Al post-punk mancava un sottogenere noir-pulp. Capiamoci: il filone gotico è stato ampiamente sviscerato nei minimi dettagli dai gruppi dark figli dei Banshees e dei Bauhaus. In questo millennio, però, nessun esponente della categoria ancora aveva provato a mettere da parte il distorsore per collegare la chitarra a un effetto pulito come lo spring, quel riverbero antico come gli amplificatori su cui è stato installato e che ha fatto la fortuna in musica del surf e, sul versante cinematografico, dei film di Tarantino. Un suono inconfondibile e allarmante, una pennata capace di lasciarci solcare le onde del Pacifico come di farci vivere un duello nel far west e, ora, di indurci a pogare come forsennati sotto il palco virtuale e fisico (sempre che si facciano vedere da queste parti) dei Bambara, la prima band ascrivibile a questa categoria e pronta a stravolgere le regole di un mercato dominato dal buonismo facile e accogliente dei suoni fuzz filtrati dall’overdrive.
I Bambara sono due gemelli e un bassista di Athens, Georgia, cresciuti artisticamente a Brooklyn. Annoverano una voce da Nick Cave o, per chi è pratico di queste lande impervie, una versione intonata, tentacolare e suadente di Joe Casey, una chitarra tutt’altro che brit e poco comune per il filone di appartenenza, una scrittura da Leonard Cohen, una sezione ritmica brutale rodata sui più comuni standard del post-punk, pronta a cavalcare sui tamburi e a impennarsi quando c’è da partire al galoppo nei momenti più tirati.
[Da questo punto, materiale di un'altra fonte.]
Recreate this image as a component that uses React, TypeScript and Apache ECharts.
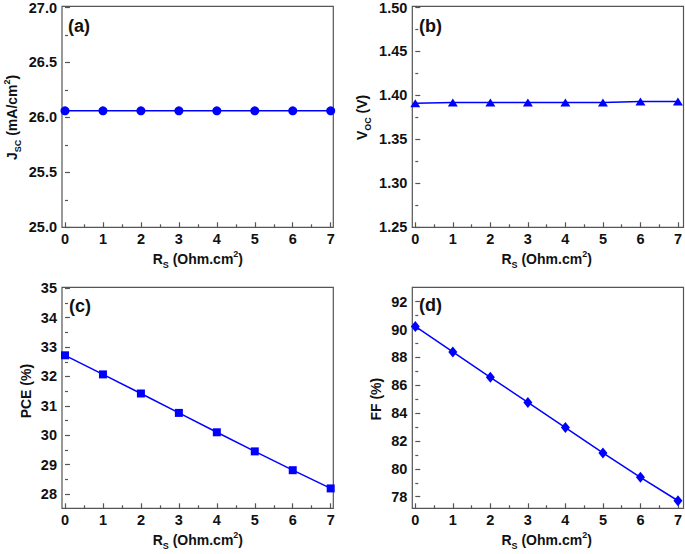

Facce poco raccomandabili, approccio da brutti e cattivi, uno sporco terzetto fin troppo trasandato per l’accuratezza con cui suonano la loro visione delle cose.
La capacità dei Bambara di proporre suoni così apparentemente eterogenei come se fosse la cosa più naturale del mondo, usati come sottofondo per una narrazione baritonale, a tratti declamata ma sempre ruvida e diretta, non può che prendere alle viscere e lasciare il segno. Il loro distinto uso della narrativa macabra con il valore aggiunto della surrealtà dà luogo a suggestive incursioni nei bassifondi dell’indie. Partiti nel 2013 con un disco noise - Dreamviolence - che a dargli dell’inascoltabile è fargli un complimento, si inizia a ragionare con il secondo lavoro, “Swarm”, uscito nel 2016. Giunti al quarto album, e sull’onda dello straordinario “Shadow Of Everything” pubblicato un paio di anni fa, la band rilascia un disco come “Stray” e per me il 2020 musicale potrebbe chiudersi qui. I Bambara hanno già vinto tutto. Non chiedo altro.
“Stray” è infatti un pugno nello stomaco, una congiura emotiva efficace per i discepoli del masochismo sonoro, quel popolo che ascolta musica impegnativa con l’obiettivo di stare male perché, davvero, farci piacere un disco non deprimente è una cosa che non ha proprio senso. Quindi perché non calcare sul registro della sofferenza? Perché non usare lo spleen come backdoor per prendere il controllo dell’ansia della gente e dominare il mondo?
E potete sezionare “Stray” sino agli atomi e a tutte le particelle che vi girano intorno senza trovare una vibrazione che infierisca con cattiveria gratuita laddove è già la vita in sé a essere spietata. Un disco in cui non c’è speranza, ha già detto tutto e non ammette contraddittori per mediare una redenzione. Anche perché è la morte a essere protagonista. L’unico ente in grado di dire punto e basta: possiamo andare avanti a parlarne e a scriverne per anni, secoli e millenni ma non c’è un dato di fatto più realisticamente dominante e crudele.
Il paesaggio sonoro dei Bambara è crepuscolare, polveroso, dark-western, smisuratamente violento negli spazi incommensurabili del mistero, una prateria sconfinata e buia dove al posto del coyote regna l’ossessivo lamento della chitarra vibrante. Gli stessi tappeti di tastiere di cui le dieci tracce sono ricche risultano la cosa più lontana dall’elettronica possibile. Un fattore imprescindibile nella fotografia di un album altamente cinematografico, la costante coloritura virante verso le tonalità notturne e volta a ristabilire i parametri della fragilità delle cose umane, la parola miseria tatuata sul retro del labbro - sono parole dei Bambara - che ci ricorda il nostro destino ogni volta che sorridiamo allo specchio.
“Stray” è di sicuro un disco epocale, un’opera che resterà nei decenni come uno di quei libri di Cormac McCarthy che prende polvere sullo scaffale perché ci fa paura rileggerlo e ammettere che la trama si è conclusa addirittura peggio di quanto ci ricordassimo. La parola fine su tutto con il paradosso stesso dei Bambara, al momento una delle band più vitali al mondo con il chiodo fisso dell’andarsene da qui.